In altre parole, Barra Caracciolo mette in evidenza che non solo l’adesione all’Unione viene costituzionalizzata, ma la formulazione è tale che le norme europee diventano sovraordinate rispetto a quelle della nostra Costituzione, e dunque – nei casi in cui vi fosse un conflitto – debbono essere quelle a prevalere. I difensori della riforma sostengono che non cambia nulla rispetto ad ora, ma non è così: finora non c’è stato niente del genere nella nostra Carta.
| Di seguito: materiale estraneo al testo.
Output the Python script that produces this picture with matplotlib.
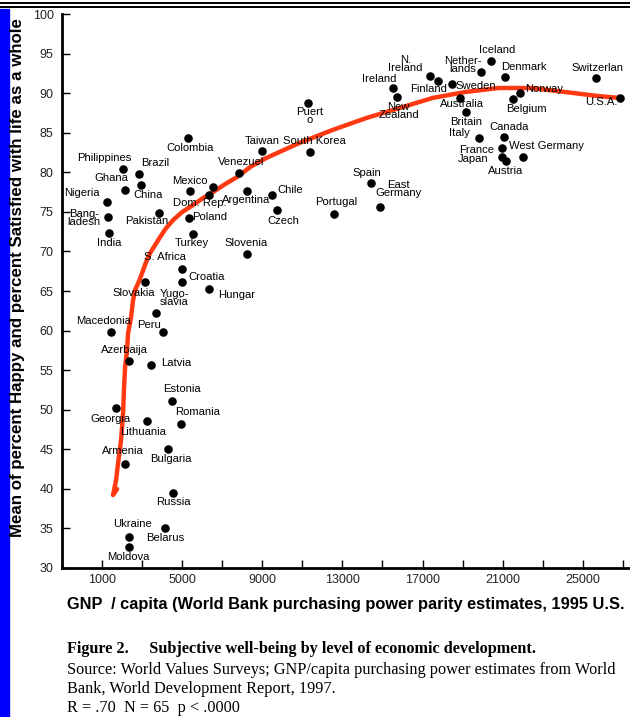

Questa modifica è esattamente l’opposto dell’impostazione della Germania, che si guarda bene dal rinunciare alla sua sovranità, Al contrario, la Costituzione tedesca prevede che qualora le norme europee dovessero entrare in conflitto con quelle nazionali sarebbero queste ultime a prevalere. Tutti ricorderanno le svariate volte che la Corte costituzionale tedesca è stata chiamata a pronunciarsi su atti dell’Unione (e della Bce), e come quella Corte, in più di un’occasione, abbia dato il via libera ma specificando che qualora fossero stati superati determinati limiti (da essa stabiliti) la norma europea doveva essere disattesa.
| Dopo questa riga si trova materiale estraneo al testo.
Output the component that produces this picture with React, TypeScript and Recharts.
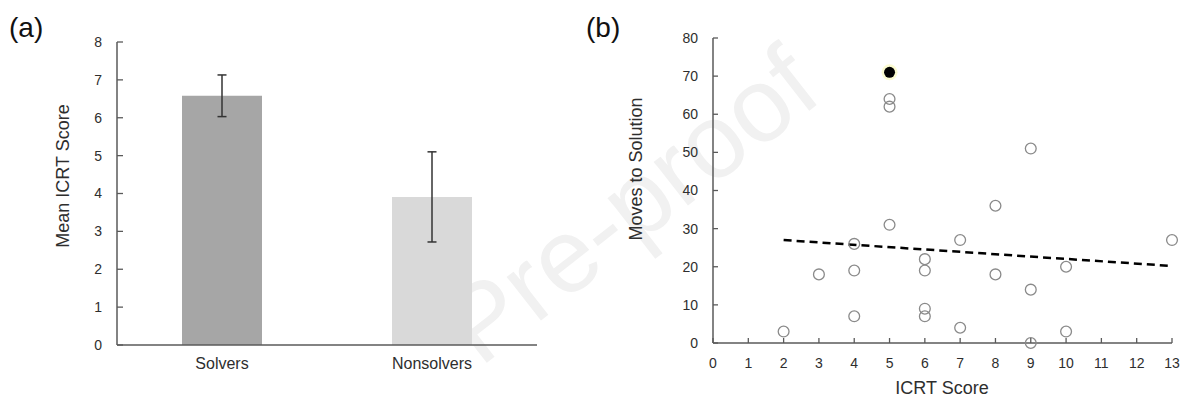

Ma è plausibile che questo conflitto si verifichi? In realtà si è già verificato, secondo Vladimiro Giacchè, che sull’argomento ha scritto un saggio (“Costituzione italiana contro i Trattati europei. Il conflitto inevitabile“, ed. Imprimatur). E fin dalle fondamenta: perché se per la Costituzione italiana il valore più importante è quello del lavoro, come recita la prima frase, per l’Unione è invece la stabilità dei prezzi, a cui tutto il resto deve essere subordinato. E abbiamo già cominciato a corrompere la nostra Carta inserendovi l’obbligo del pareggio di bilancio, che può entrare in conflitto con quel diritto solennemente sancito. Oltretutto, stabilire un obbligo indipendentemente dalle circostanze, è un errore dal punto di vista della gestione dell’economia: ma di questo si è già detto molte volte.
Il referendum è stato caricato di significati anche politici, e ci sono stati anche tentativi di terrorismo economico, con scenari più o meno apocalittici nel caso che la riforma non dovesse passare. Negli ultimi tempi questa strategia è stata abbandonata, anche perché, dopo le figuracce fatte con le analoghe previsioni per Brexit e per la vittoria di Trump in Usa, la credibilità di questi allarmi è scesa abbondantemente sottozero. Si possono fare le ipotesi più diverse sul “dopo”, ma è bene non dimenticare un dato di fatto: approvare questa riforma vuol dire fare un altro grande passo verso la completa rinuncia alla nostra sovranità, delegandola alle norme – quelle attuali e quelle future – decise da quell’entità carente di caratteristiche democratiche che è l’Unione europea. Più che una riforma, sarebbe il funerale della nostra Costituzione.